Les Bascos rappellent qu'à l'époque, l'association avait dénoncé la vidéo et s'était empressée de "[proposer] aux clubs locaux d’engager une campagne contre l’homophobie dans le sport". Si, avec l'Aviron Bayonnais, une convention a été signée et un débat à ce sujet est à venir, le président du Biarritz Olympique a, d'après Les Bascos, "systématiquement décliné cette proposition". "Comment quelqu’un qui se dit victime d’homophobie peut-il tenir de tels propos ?" s'interroge encore l'association LGBT+

La Ligue nationale de rugby condamne

Interrogé par Sud Ouest mardi 18 février, le président de club incriminé, s'est défendu de toute accusation d'homophobie, qu'il qualifie de "procès d'intention" : "Je réitère ce que j'ai dit : cela n'a rien d'homophobe.
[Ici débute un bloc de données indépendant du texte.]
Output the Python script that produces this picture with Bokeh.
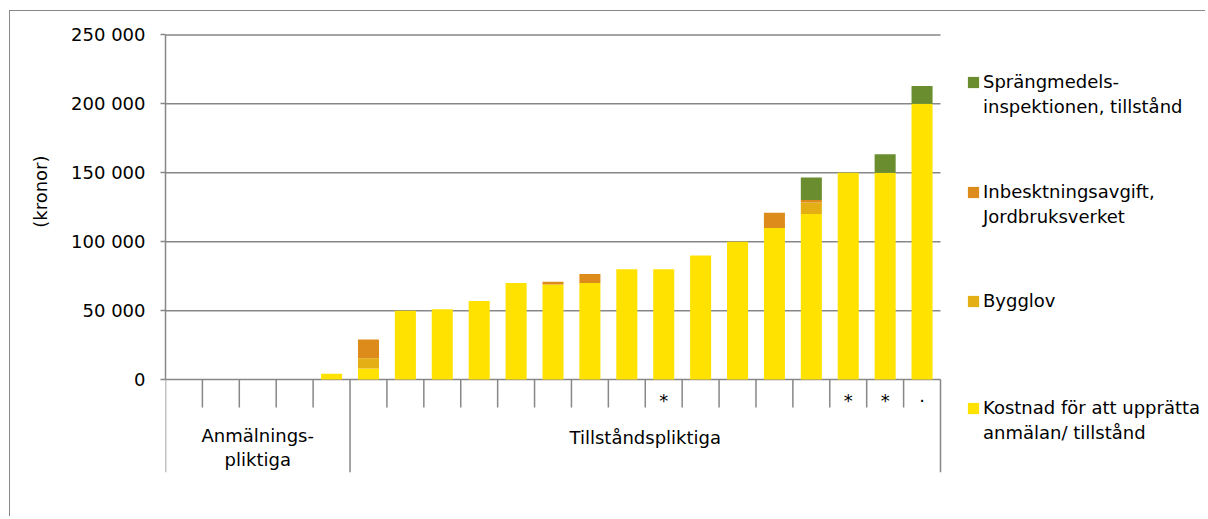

J'assume." Pourtant, contactée par TÊTU, la Ligue nationale de rugby n'est pas du même avis et condamne les propos de Jean-Baptiste Aldigé : "C'est peut-être moins évident pour la plupart des gens que quand des termes plus crus comme "pédé" ou "enculé" sont utilisés, mais ça reste à connotation homophobe. On utilise la féminisation pour parler de personnes masculines : c'est souvent ce qu'on fait pour dénigrer les homosexuels."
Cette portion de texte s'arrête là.